Work to do: Copy all lines below containing "this".

Working data:
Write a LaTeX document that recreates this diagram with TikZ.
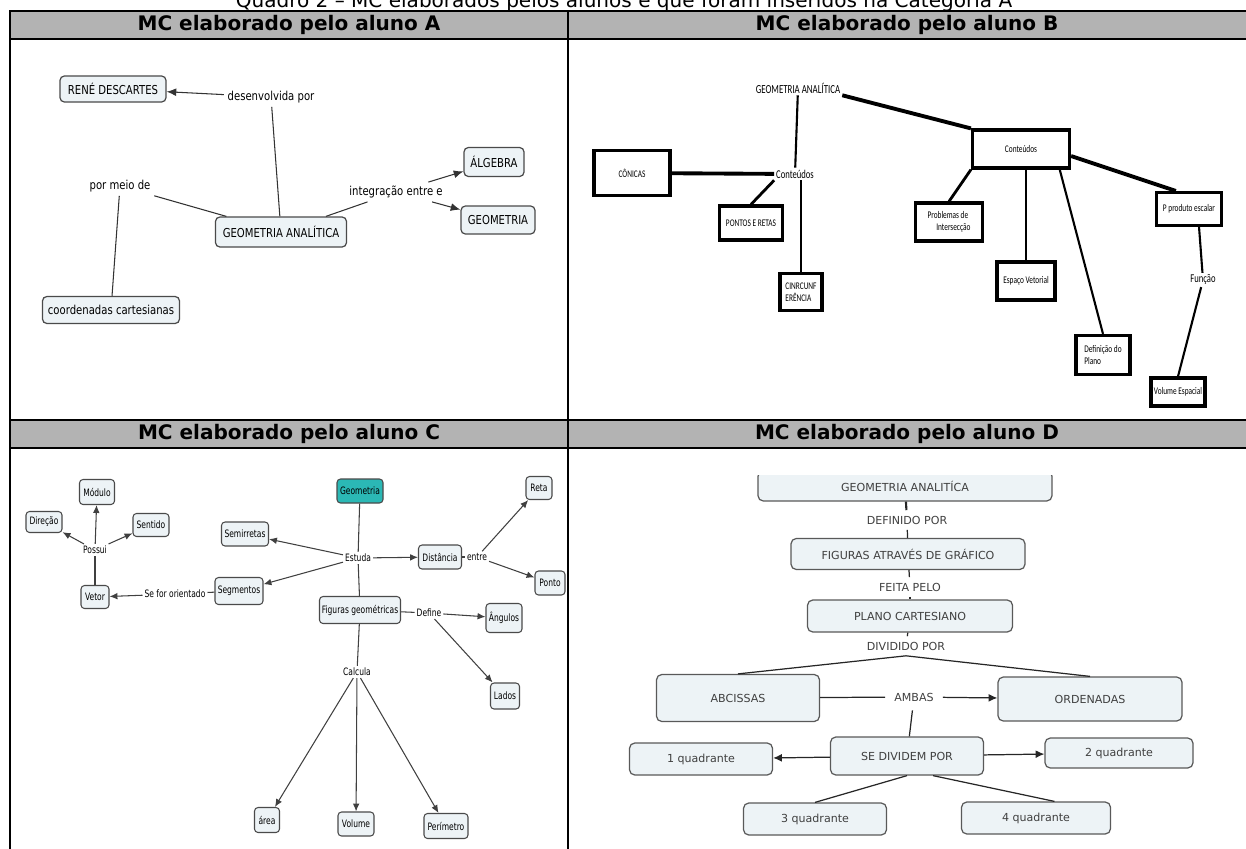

--

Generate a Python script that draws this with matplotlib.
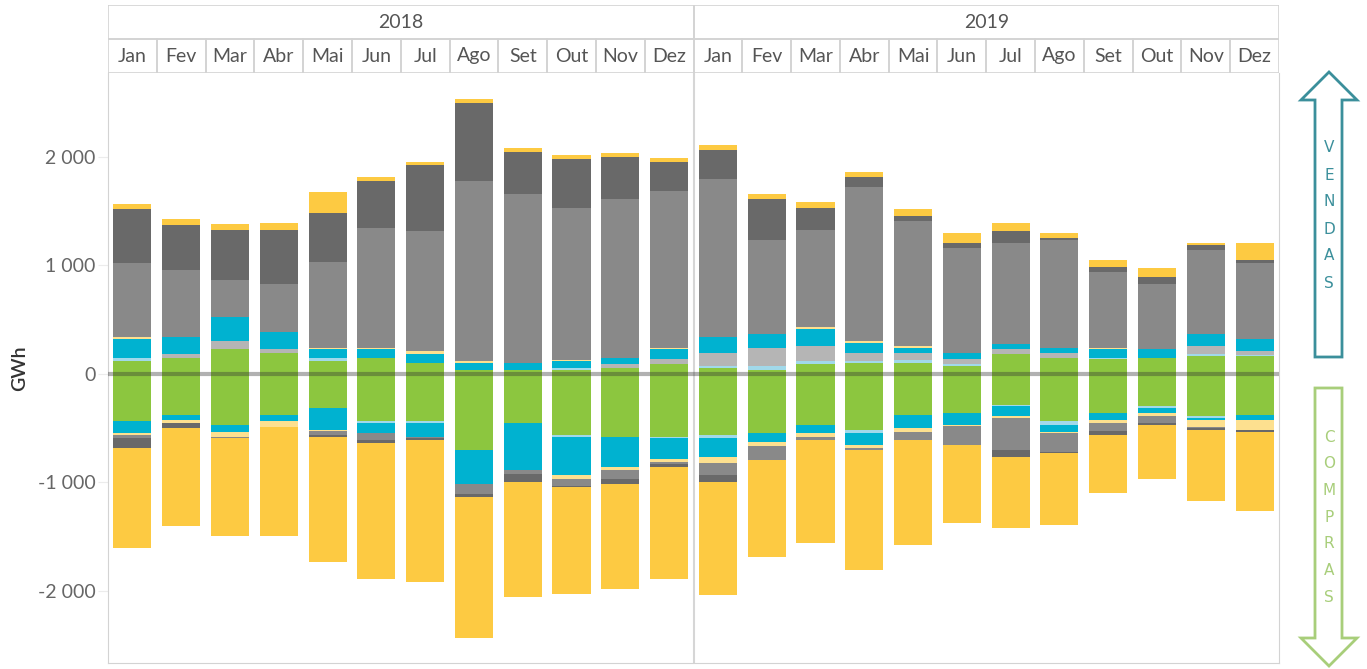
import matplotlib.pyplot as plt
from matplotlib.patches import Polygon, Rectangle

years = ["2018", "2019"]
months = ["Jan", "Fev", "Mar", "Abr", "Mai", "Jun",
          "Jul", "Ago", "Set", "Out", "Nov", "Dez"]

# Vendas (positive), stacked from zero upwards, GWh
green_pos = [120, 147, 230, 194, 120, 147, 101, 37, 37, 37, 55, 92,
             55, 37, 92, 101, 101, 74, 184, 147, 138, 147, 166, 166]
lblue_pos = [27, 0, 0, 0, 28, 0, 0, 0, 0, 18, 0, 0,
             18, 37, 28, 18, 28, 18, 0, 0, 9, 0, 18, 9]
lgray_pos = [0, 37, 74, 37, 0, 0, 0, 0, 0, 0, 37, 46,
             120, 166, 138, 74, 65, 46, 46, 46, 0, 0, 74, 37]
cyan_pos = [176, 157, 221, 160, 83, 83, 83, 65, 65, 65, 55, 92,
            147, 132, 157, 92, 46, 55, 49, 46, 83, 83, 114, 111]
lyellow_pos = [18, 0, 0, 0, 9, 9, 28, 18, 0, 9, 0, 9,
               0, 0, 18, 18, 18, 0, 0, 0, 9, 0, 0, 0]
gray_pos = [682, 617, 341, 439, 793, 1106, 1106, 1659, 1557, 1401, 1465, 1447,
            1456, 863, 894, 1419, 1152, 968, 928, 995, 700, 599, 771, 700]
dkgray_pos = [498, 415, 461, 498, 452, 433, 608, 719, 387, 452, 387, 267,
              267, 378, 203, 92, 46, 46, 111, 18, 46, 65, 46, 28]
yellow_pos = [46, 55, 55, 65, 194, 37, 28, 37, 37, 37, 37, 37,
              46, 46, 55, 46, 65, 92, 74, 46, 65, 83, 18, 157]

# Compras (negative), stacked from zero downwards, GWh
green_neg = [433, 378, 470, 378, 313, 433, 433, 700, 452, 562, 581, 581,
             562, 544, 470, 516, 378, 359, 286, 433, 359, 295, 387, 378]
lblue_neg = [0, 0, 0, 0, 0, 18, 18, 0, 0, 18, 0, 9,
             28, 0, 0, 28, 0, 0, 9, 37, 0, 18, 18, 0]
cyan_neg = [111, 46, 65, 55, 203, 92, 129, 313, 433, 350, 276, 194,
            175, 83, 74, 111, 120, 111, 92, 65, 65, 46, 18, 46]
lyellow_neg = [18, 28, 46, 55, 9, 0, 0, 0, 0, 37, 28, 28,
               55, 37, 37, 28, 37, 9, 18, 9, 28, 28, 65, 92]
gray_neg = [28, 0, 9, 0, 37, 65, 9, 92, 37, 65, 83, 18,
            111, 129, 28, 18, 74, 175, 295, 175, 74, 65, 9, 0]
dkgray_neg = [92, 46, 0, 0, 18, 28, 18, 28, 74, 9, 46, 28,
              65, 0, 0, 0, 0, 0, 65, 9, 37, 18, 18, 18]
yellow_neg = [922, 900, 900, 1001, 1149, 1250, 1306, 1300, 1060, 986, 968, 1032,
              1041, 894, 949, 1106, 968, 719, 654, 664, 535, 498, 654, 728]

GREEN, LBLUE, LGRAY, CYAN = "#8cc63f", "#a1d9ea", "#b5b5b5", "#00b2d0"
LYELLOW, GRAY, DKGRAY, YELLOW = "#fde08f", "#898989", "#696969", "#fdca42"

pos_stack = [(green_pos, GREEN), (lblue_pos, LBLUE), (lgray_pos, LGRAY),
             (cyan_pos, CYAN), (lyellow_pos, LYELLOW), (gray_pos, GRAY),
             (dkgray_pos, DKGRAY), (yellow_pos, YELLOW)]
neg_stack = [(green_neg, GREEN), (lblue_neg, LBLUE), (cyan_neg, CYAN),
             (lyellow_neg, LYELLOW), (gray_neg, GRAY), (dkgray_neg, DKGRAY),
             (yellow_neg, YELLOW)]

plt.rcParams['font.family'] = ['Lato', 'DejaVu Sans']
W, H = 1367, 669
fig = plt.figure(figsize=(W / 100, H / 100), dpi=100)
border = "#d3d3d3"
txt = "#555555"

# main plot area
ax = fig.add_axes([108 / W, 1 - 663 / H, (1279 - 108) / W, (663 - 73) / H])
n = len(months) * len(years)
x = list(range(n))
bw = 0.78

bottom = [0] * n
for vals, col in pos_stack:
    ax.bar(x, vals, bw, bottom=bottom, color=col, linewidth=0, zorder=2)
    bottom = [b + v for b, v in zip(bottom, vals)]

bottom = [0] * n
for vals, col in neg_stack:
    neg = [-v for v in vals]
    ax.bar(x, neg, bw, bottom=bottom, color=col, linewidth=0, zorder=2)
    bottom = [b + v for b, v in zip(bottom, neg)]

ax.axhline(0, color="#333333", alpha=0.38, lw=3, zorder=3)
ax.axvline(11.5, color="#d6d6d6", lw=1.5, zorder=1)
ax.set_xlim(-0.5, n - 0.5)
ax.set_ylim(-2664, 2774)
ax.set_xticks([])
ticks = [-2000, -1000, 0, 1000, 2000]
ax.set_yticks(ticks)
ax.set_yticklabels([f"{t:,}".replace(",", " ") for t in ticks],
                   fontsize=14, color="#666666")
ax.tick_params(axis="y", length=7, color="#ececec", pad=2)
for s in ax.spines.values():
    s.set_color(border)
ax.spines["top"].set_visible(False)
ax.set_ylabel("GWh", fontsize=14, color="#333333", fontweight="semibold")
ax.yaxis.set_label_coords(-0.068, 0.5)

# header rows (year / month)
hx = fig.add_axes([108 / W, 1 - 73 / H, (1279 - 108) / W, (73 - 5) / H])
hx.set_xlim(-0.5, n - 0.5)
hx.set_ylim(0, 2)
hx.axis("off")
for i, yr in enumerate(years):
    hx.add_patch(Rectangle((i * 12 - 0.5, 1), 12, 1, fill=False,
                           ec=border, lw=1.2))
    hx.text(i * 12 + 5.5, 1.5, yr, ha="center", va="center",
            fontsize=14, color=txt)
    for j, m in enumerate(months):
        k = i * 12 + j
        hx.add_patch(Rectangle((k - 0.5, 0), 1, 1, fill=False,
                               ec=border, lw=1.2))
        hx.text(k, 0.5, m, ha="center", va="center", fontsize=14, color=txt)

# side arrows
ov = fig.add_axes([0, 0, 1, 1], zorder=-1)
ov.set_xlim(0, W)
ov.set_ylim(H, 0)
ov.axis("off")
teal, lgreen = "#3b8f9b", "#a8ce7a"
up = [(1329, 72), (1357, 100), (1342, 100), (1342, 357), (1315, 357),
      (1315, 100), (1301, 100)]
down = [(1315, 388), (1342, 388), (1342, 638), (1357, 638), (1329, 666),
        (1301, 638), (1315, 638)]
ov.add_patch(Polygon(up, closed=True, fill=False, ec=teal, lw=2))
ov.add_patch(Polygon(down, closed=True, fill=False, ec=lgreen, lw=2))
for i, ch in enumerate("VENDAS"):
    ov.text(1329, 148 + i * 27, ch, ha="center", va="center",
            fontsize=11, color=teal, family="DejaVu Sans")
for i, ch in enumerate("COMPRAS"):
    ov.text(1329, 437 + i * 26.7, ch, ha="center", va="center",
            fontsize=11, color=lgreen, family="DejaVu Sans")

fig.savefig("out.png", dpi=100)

Task answer:
Write a LaTeX document that recreates this diagram with TikZ.
Generate a Python script that draws this with matplotlib.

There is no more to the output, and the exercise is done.